Look for the line with "Give me the TikZ source for this diagram." in the entries below, then extract that line and all lines after it exactly, with pictures left out.

[Figure scripts]
==================================================

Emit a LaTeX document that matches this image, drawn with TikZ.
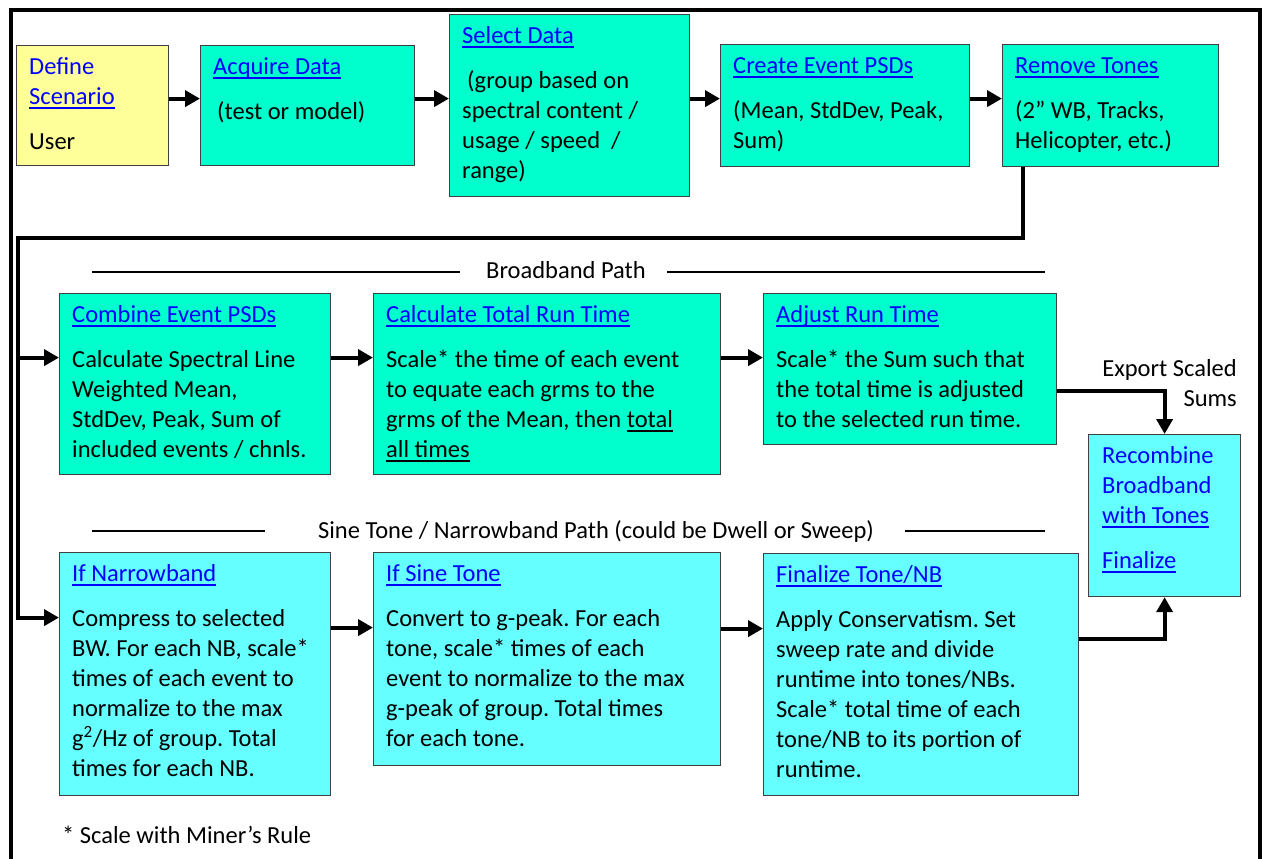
\documentclass[tikz,border=0pt]{standalone}
\usepackage{fontspec}
\setmainfont{Carlito}
\usetikzlibrary{arrows.meta,positioning,calc}
\definecolor{aqua}{HTML}{00FFCC}
\definecolor{skyc}{HTML}{66FFFF}
\definecolor{usery}{HTML}{FFFF99}
\definecolor{linkblue}{HTML}{0000FF}
\frenchspacing
\newcommand{\bodyfont}{\fontsize{24.5}{30}\selectfont}
\newsavebox{\undlbox}
\newcommand{\undl}[1]{\sbox{\undlbox}{#1}\rlap{\rule[-4.5pt]{\wd\undlbox}{1.5pt}}\usebox{\undlbox}}
\newcommand{\hlink}[1]{\textcolor{linkblue}{\undl{#1}}}
\tikzset{
  stage/.style={draw=black!75, line width=1.2pt, anchor=north west, inner sep=0pt},
  bbox/.style={stage, fill=aqua},
  nbox/.style={stage, fill=skyc},
  ubox/.style={stage, fill=usery},
  btxt/.style={anchor=north west, inner sep=0pt, align=left, font=\bodyfont},
  flow/.style={-{Triangle[length=15pt, width=16pt]}, line width=4pt},
  rule/.style={line width=1.3pt},
  sect/.style={anchor=base, inner sep=0pt, font=\bodyfont},
}

\begin{document}
\begin{tikzpicture}[x=1pt, y=-1pt]
  \useasboundingbox (0,0) rectangle (1262,859);
  \draw[line width=4pt] (11,862) -- (11,10) -- (1260,10) -- (1260,862);

  % top row
  \node[ubox, minimum width=152pt, minimum height=120pt] (def) at (16,45) {};
  \node[btxt] (defT) at ([xshift=13pt,yshift=-8pt]def.north west)
    {\strut\textcolor{linkblue}{Define}\\\hlink{Scenario}\\[15pt]User};
  \node[bbox, minimum width=214pt, minimum height=120pt] (acq) at (200,45) {};
  \node[btxt] (acqT) at ([xshift=13pt,yshift=-8pt]acq.north west)
    {\strut\hlink{Acquire Data}\\[15pt]\hspace*{4pt}(test or model)};
  \node[bbox, minimum width=240pt, minimum height=182pt] (sel) at (449,14) {};
  \node[btxt] (selT) at ([xshift=13pt,yshift=-8pt]sel.north west)
    {\strut\hlink{Select Data}\\[15pt]\hspace*{5pt}(group based on\\spectral content /\\usage / speed \ /\\range)};
  \node[bbox, minimum width=249pt, minimum height=122pt] (evt) at (720,44) {};
  \node[btxt] (evtT) at ([xshift=13pt,yshift=-8pt]evt.north west)
    {\strut\hlink{Create Event PSDs}\\[15pt](Mean, StdDev, Peak,\\Sum)};
  \node[bbox, minimum width=216pt, minimum height=122pt] (rem) at (1002,44) {};
  \node[btxt] (remT) at ([xshift=13pt,yshift=-8pt]rem.north west)
    {\strut\hlink{Remove Tones}\\[15pt](2” WB, Tracks,\\Helicopter, etc.)};

  \draw[flow] ([yshift=7pt]def.east) -- ([yshift=7pt]def.east -| acq.west);
  \draw[flow] ([yshift=7pt]acq.east) -- ([yshift=7pt]acq.east -| sel.west);
  \draw[flow] ([yshift=7pt]sel.east) -- ([yshift=7pt]sel.east -| evt.west);
  \draw[flow] ([yshift=7pt]evt.east) -- ([yshift=7pt]evt.east -| rem.west);

  % broadband path
  \node[sect] (bbL) at (566,278) {Broadband Path};
  \draw[rule] (92,272) -- (460,272);
  \draw[rule] (667,272) -- (1045,272);
  \node[bbox, minimum width=271pt, minimum height=181pt] (comb) at (59,293) {};
  \node[btxt] (combT) at ([xshift=13pt,yshift=-8pt]comb.north west)
    {\strut\hlink{Combine Event PSDs}\\[15pt]Calculate Spectral Line\\Weighted Mean,\\StdDev, Peak, Sum of\\included events / chnls.};
  \node[bbox, minimum width=347pt, minimum height=181pt] (calc) at (373,293) {};
  \node[btxt] (calcT) at ([xshift=13pt,yshift=-8pt]calc.north west)
    {\strut\hlink{Calculate Total Run Time}\\[15pt]Scale* the time of each event\\to equate each grms to the\\grms of the Mean, then \undl{total}\\\undl{all times}};
  \node[bbox, minimum width=293pt, minimum height=151pt] (adj) at (763,293) {};
  \node[btxt] (adjT) at ([xshift=13pt,yshift=-8pt]adj.north west)
    {\strut\hlink{Adjust Run Time}\\[15pt]Scale* the Sum such that\\the total time is adjusted\\to the selected run time.};

  \draw[flow] ([yshift=26.5pt]comb.east) -- ([yshift=26.5pt]comb.east -| calc.west);
  \draw[flow] ([yshift=26.5pt]calc.east) -- ([yshift=26.5pt]calc.east -| adj.west);

  % recombine
  \node[nbox, minimum width=152pt, minimum height=162pt] (rec) at (1088,434) {};
  \node[btxt] (recT) at ([xshift=14pt,yshift=-8pt]rec.north west)
    {\strut\textcolor{linkblue}{Recombine}\\\textcolor{linkblue}{Broadband}\\\hlink{with Tones}\\[15pt]\hlink{Finalize}};
  \node[btxt, anchor=north east, align=right] (expT) at (1237,355) {\strut Export Scaled\\Sums};
  \draw[flow] ([yshift=-21.5pt]adj.east) -| (rec.north);

  % sine tone / narrowband path
  \node[sect] (nbL) at (596,538) {Sine Tone / Narrowband Path (could be Dwell or Sweep)};
  \draw[rule] (92,531) -- (265,531);
  \draw[rule] (905,531) -- (1045,531);
  \node[nbox, minimum width=271pt, minimum height=243pt] (nb) at (59,552) {};
  \node[btxt] (nbT) at ([xshift=13pt,yshift=-8pt]nb.north west)
    {\strut\hlink{If Narrowband}\\[15pt]Compress to selected\\BW. For each NB, scale*\\times of each event to\\normalize to the max\\g\textsuperscript{2}/Hz of group. Total\\times for each NB.};
  \node[nbox, minimum width=347pt, minimum height=213pt] (sine) at (373,552) {};
  \node[btxt] (sineT) at ([xshift=13pt,yshift=-8pt]sine.north west)
    {\strut\hlink{If Sine Tone}\\[15pt]Convert to g-peak. For each\\tone, scale* times of each\\event to normalize to the max\\g-peak of group. Total times\\for each tone.};
  \node[nbox, minimum width=315pt, minimum height=242pt] (fin) at (763,553) {};
  \node[btxt] (finT) at ([xshift=13pt,yshift=-8pt]fin.north west)
    {\strut\hlink{Finalize Tone/NB}\\[15pt]Apply Conservatism. Set\\sweep rate and divide\\runtime into tones/NBs.\\Scale* total time of each\\tone/NB to its portion of\\runtime.};

  \draw[flow] ([yshift=46.5pt]nb.east) -- ([yshift=46.5pt]nb.east -| sine.west);
  \draw[flow] ([yshift=30.5pt]sine.east) -- ([yshift=30.5pt]sine.east -| fin.west);
  \draw[flow] ([yshift=36pt]fin.east) -| (rec.south);

  % return path
  \coordinate (retR) at (1023,238);
  \coordinate (retL) at (18,238);
  \coordinate (combIn) at ([yshift=26.5pt]comb.west);
  \coordinate (nbIn) at ([yshift=56.5pt]nb.west);
  \draw[flow] ([xshift=21pt]rem.south west) -- (retR) -- (retL) |- (nbIn);
  \draw[flow] (retL |- combIn) -- (combIn);

  \node[btxt, anchor=base west] (note) at (62,843) {* Scale with Miner’s Rule};
\end{tikzpicture}
\end{document}
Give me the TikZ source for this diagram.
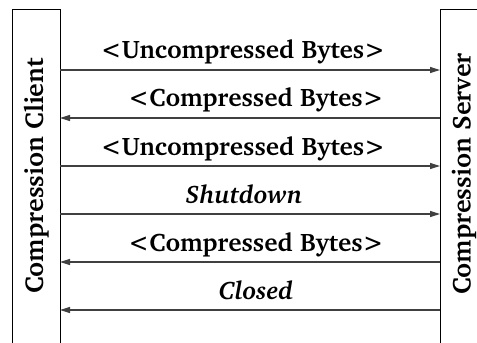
\documentclass[tikz,border=0pt]{standalone}
\usepackage[T1]{fontenc}
\usepackage{charter}
\usetikzlibrary{arrows.meta}
\begin{document}
\begin{tikzpicture}[x=0.75pt,y=-0.75pt,
  lane/.style={draw=black,line width=0.8pt,minimum width=36pt,minimum height=259pt,inner sep=0pt,anchor=north west},
  lanelabel/.style={rotate=90,font=\fontsize{19.5}{23}\selectfont\bfseries},
  msg/.style={draw=black!75,line width=0.9pt,-{Triangle[length=7.5pt,width=4.5pt]}},
  msglabel/.style={font=\fontsize{19}{23}\selectfont\bfseries,anchor=base,inner sep=0pt}]
\useasboundingbox (0,0) rectangle (477,342);
\clip (0,0) rectangle (477,342);
\node[lane] (client) at (12,9) {};
\node[lane] (server) at (440,9) {};
\node[lanelabel] (clientlabel) at (36,176) {Compression Client};
\node[lanelabel] (serverlabel) at (464,174) {Compression Server};
\foreach \i/\y in {1/70,2/118,3/166,4/214,5/262,6/310}{
  \coordinate (cl\i) at (60,\y);
  \coordinate (sv\i) at (440,\y);
}
\draw[msg] (cl1) -- (sv1);
\draw[msg] (sv2) -- (cl2);
\draw[msg] (cl3) -- (sv3);
\draw[msg] (cl4) -- (sv4);
\draw[msg] (sv5) -- (cl5);
\draw[msg] (sv6) -- (cl6);
\node[msglabel] (m1) at (243,59) {<Uncompressed Bytes>};
\node[msglabel] (m2) at (256,107) {<Compressed Bytes>};
\node[msglabel] (m3) at (243,155) {<Uncompressed Bytes>};
\node[msglabel] (m4) at (244,203) {\itshape Shutdown};
\node[msglabel] (m5) at (256,251) {<Compressed Bytes>};
\node[msglabel] (m6) at (256,299) {\itshape Closed};
\end{tikzpicture}
\end{document}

==================================================

**Full response:**
Give me the TikZ source for this diagram.
\documentclass[tikz,border=0pt]{standalone}
\usepackage[T1]{fontenc}
\usepackage{charter}
\usetikzlibrary{arrows.meta}
\begin{document}
\begin{tikzpicture}[x=0.75pt,y=-0.75pt,
  lane/.style={draw=black,line width=0.8pt,minimum width=36pt,minimum height=259pt,inner sep=0pt,anchor=north west},
  lanelabel/.style={rotate=90,font=\fontsize{19.5}{23}\selectfont\bfseries},
  msg/.style={draw=black!75,line width=0.9pt,-{Triangle[length=7.5pt,width=4.5pt]}},
  msglabel/.style={font=\fontsize{19}{23}\selectfont\bfseries,anchor=base,inner sep=0pt}]
\useasboundingbox (0,0) rectangle (477,342);
\clip (0,0) rectangle (477,342);
\node[lane] (client) at (12,9) {};
\node[lane] (server) at (440,9) {};
\node[lanelabel] (clientlabel) at (36,176) {Compression Client};
\node[lanelabel] (serverlabel) at (464,174) {Compression Server};
\foreach \i/\y in {1/70,2/118,3/166,4/214,5/262,6/310}{
  \coordinate (cl\i) at (60,\y);
  \coordinate (sv\i) at (440,\y);
}
\draw[msg] (cl1) -- (sv1);
\draw[msg] (sv2) -- (cl2);
\draw[msg] (cl3) -- (sv3);
\draw[msg] (cl4) -- (sv4);
\draw[msg] (sv5) -- (cl5);
\draw[msg] (sv6) -- (cl6);
\node[msglabel] (m1) at (243,59) {<Uncompressed Bytes>};
\node[msglabel] (m2) at (256,107) {<Compressed Bytes>};
\node[msglabel] (m3) at (243,155) {<Uncompressed Bytes>};
\node[msglabel] (m4) at (244,203) {\itshape Shutdown};
\node[msglabel] (m5) at (256,251) {<Compressed Bytes>};
\node[msglabel] (m6) at (256,299) {\itshape Closed};
\end{tikzpicture}
\end{document}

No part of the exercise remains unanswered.